December 5, 2025
Culture People We Love Prose & Poem

Sasti Gotama: Menulis Luka, Mengangkat Suara yang Dibungkam 

Lewat fiksi, Sasti Gotama menyuarakan suara para perempuan yang dibungkam dan dilupakan sejarah.

  • August 22, 2025
  • 8 min read
  • 12082 Views
Sasti Gotama: Menulis Luka, Mengangkat Suara yang Dibungkam 

Nama Sasti Gotama belakang banyak dikenal di kalangan pencinta sastra Indonesia. Ia adalah salah satu dari sepuluh Emerging Writers Ubud Emerging Writers and Readers Festival (UWRF) 2022. Karyanya Akhir Kisah Sang Gajah di Bukit Kupu-Kupu (2024) bahkan baru saja meraih penghargaan Kusala Sastra Khatulistiwa 2025 kategori Kumpulan Cerita Pendek. Di dalamnya ada salah satu cerita pendek berjudul Saksi Glori yang selalu berhasil menggaet banyak penggemar baru.  

Dari salah satu cerpennya, Sasti menghadirkan sesuatu yang tak biasa: tubuh manusia yang bersaksi. Medulla oblongata, kulit ari, hingga akar rambut menjadi saksi bisu kekerasan, menggantikan suara yang tak mampu keluar dari mulut korban. Di balik kisah ini, Sasti menyalakan metafora besar tentang banyak perempuan yang mengalami kekerasan, tapi tetap bungkam karena stigma dan ketakutan yang mengikat mereka. 

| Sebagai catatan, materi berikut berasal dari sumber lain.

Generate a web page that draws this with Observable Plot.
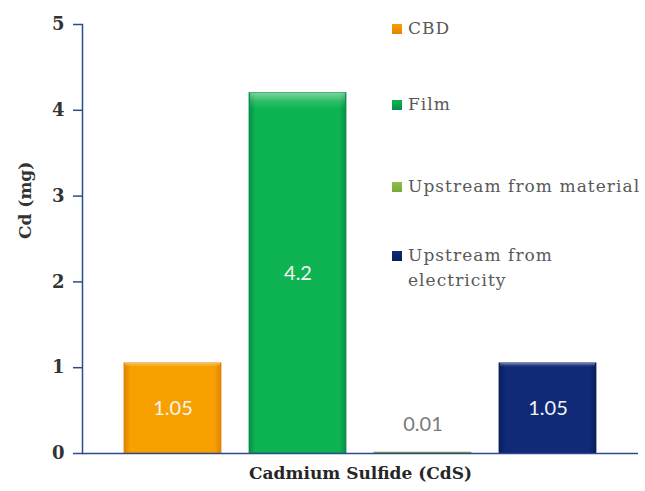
<!DOCTYPE html>
<html>
<head>
<meta charset="utf-8">
<script src="https://cdn.jsdelivr.net/npm/d3@7"></script>
<script src="https://cdn.jsdelivr.net/npm/@observablehq/plot@0.6"></script>
<style>
  html, body { margin: 0; padding: 0; background: #fff; }
  #wrap { position: relative; width: 645px; height: 491px; overflow: hidden; }
  #legend { position: absolute; left: 0; top: 0; font-family: "DejaVu Serif", "Liberation Serif", serif; font-size: 17px; color: #595959; letter-spacing: 1.05px; }
  .item { position: absolute; left: 392px; line-height: 25px; white-space: nowrap; }
  .sw { position: absolute; left: 0; top: 8px; width: 10px; height: 10px; box-sizing: border-box; }
  .lab { position: absolute; left: 16px; top: 0; }
</style>
</head>
<body>
<div id="wrap"></div>
<script>
// ---- data ----
const categories = ["CBD", "Film", "Upstream from material", "Upstream from electricity"];
const values = [1.05, 4.2, 0.01, 1.05];
const valueLabels = ["1.05", "4.2", "0.01", "1.05"];
const legendLines = [["CBD"], ["Film"], ["Upstream from material"], ["Upstream from", "electricity"]];
const yTicks = [0, 1, 2, 3, 4, 5];
const xTitle = "Cadmium Sulfide (CdS)";
const yTitle = "Cd (mg)";

// ---- styles ----
const serif = "'DejaVu Serif', 'Liberation Serif', serif";
const baseColors = ["#f7a000", "#0fb452", "#8fbf4d", "#102a78"];
const edgeColors = ["#e08400", "#06904a", "#77a83c", "#0a1d5c"];
const gradIds = categories.map((c, i) => "grad" + i);

const data = categories.map((c, i) => ({category: c, value: values[i], label: valueLabels[i]}));
const inside = data.filter(d => d.value > 0.5);
const outside = data.filter(d => d.value <= 0.5);

const axisColor = "#2d4a8c";

const chart = Plot.plot({
  width: 645,
  height: 491,
  marginTop: 24,
  marginBottom: 38,
  marginLeft: 82,
  marginRight: 7,
  style: {fontFamily: serif, background: "transparent", overflow: "visible"},
  x: {domain: categories, paddingInner: 0.223, paddingOuter: 0.327, axis: null},
  y: {domain: [0, 5], axis: null},
  color: {domain: categories, range: gradIds.map(id => `url(#${id})`)},
  marks: [
    Plot.barY(data, {x: "category", y: "value", fill: "category", stroke: "category", strokeWidth: 0.8}),
    Plot.barY(data, {x: "category", y: "value", fill: "url(#hl)", insetLeft: 1, insetRight: 1}),
    Plot.ruleY([0], {stroke: axisColor, strokeWidth: 1.5}),
    Plot.frame({anchor: "left", stroke: axisColor, strokeWidth: 1.5}),
    Plot.axisY({ticks: yTicks, tickFormat: d3.format("d"), tickSize: 9, tickPadding: 9, stroke: axisColor, strokeWidth: 1.5,
      fontSize: 18, fontWeight: "bold", fill: "#333", label: null}),
    Plot.text([yTitle], {frameAnchor: "left", rotate: -90, dx: -57, fontSize: 17, fontWeight: "bold", fill: "#333",
      fontFamily: serif, letterSpacing: 1}),
    Plot.text([xTitle], {frameAnchor: "bottom", dy: 25, fontSize: 17, fontWeight: "bold", fill: "#262626",
      fontFamily: serif, letterSpacing: 0.6}),
    Plot.text(inside, {x: "category", y: d => d.value / 2, text: "label", fill: "#f4f4f4",
      fontFamily: "Lato, 'Open Sans', sans-serif", fontSize: 20}),
    Plot.text(outside, {x: "category", y: "value", text: "label", dy: -28, fill: "#7a7a7a",
      fontFamily: "Lato, 'Open Sans', sans-serif", fontSize: 20})
  ]
});

// gradients for the bevelled bars
const ns = "http://www.w3.org/2000/svg";
const defs = document.createElementNS(ns, "defs");
gradIds.forEach((id, i) => {
  const g = document.createElementNS(ns, "linearGradient");
  g.setAttribute("id", id);
  g.setAttribute("x1", "0"); g.setAttribute("y1", "0"); g.setAttribute("x2", "1"); g.setAttribute("y2", "0");
  [[0, edgeColors[i]], [0.07, baseColors[i]], [0.93, baseColors[i]], [1, edgeColors[i]]].forEach(([o, c]) => {
    const s = document.createElementNS(ns, "stop");
    s.setAttribute("offset", o); s.setAttribute("stop-color", c);
    g.appendChild(s);
  });
  defs.appendChild(g);
});
const hl = document.createElementNS(ns, "linearGradient");
hl.setAttribute("id", "hl");
hl.setAttribute("x1", "0"); hl.setAttribute("y1", "0"); hl.setAttribute("x2", "0"); hl.setAttribute("y2", "1");
[[0, 0.45], [0.025, 0.12], [0.045, 0]].forEach(([o, a]) => {
  const s = document.createElementNS(ns, "stop");
  s.setAttribute("offset", o); s.setAttribute("stop-color", "#ffffff"); s.setAttribute("stop-opacity", a);
  hl.appendChild(s);
});
defs.appendChild(hl);
chart.insertBefore(defs, chart.firstChild);
const barGroups = chart.querySelectorAll("g[aria-label='bar']");
if (barGroups.length) {
  barGroups[0].querySelectorAll("rect").forEach((r, i) => r.setAttribute("stroke", edgeColors[i]));
}

const wrap = document.getElementById("wrap");
wrap.appendChild(chart);

// legend
const legendTop = [16, 92, 174, 243];
const legend = document.createElement("div");
legend.id = "legend";
categories.forEach((c, i) => {
  const it = document.createElement("div");
  it.className = "item";
  it.style.top = legendTop[i] + "px";
  const sw = document.createElement("div");
  sw.className = "sw";
  sw.style.background = `linear-gradient(${baseColors[i]}, ${edgeColors[i]})`;
  it.appendChild(sw);
  const lab = document.createElement("div");
  lab.className = "lab";
  lab.innerHTML = legendLines[i].join("<br>");
  it.appendChild(lab);
  legend.appendChild(it);
});
wrap.appendChild(legend);
</script>
</body>
</html>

Dalam kumpulan cerpen yang mengantarkan dirinya meraih penghargaan sastra, ada dua puluh cerita yang ia tulis, dan lebih dari enam di antaranya menyoroti persoalan perempuan dan gender. Dari sana terlihat jelas komitmennya menjadikan fiksi sebagai medium untuk membicarakan realitas yang sering dibungkam. Fiksi bagi Sasti bukan sekadar cerita, melainkan ruang alternatif untuk mengingat, mengangkat, dan menguatkan suara. 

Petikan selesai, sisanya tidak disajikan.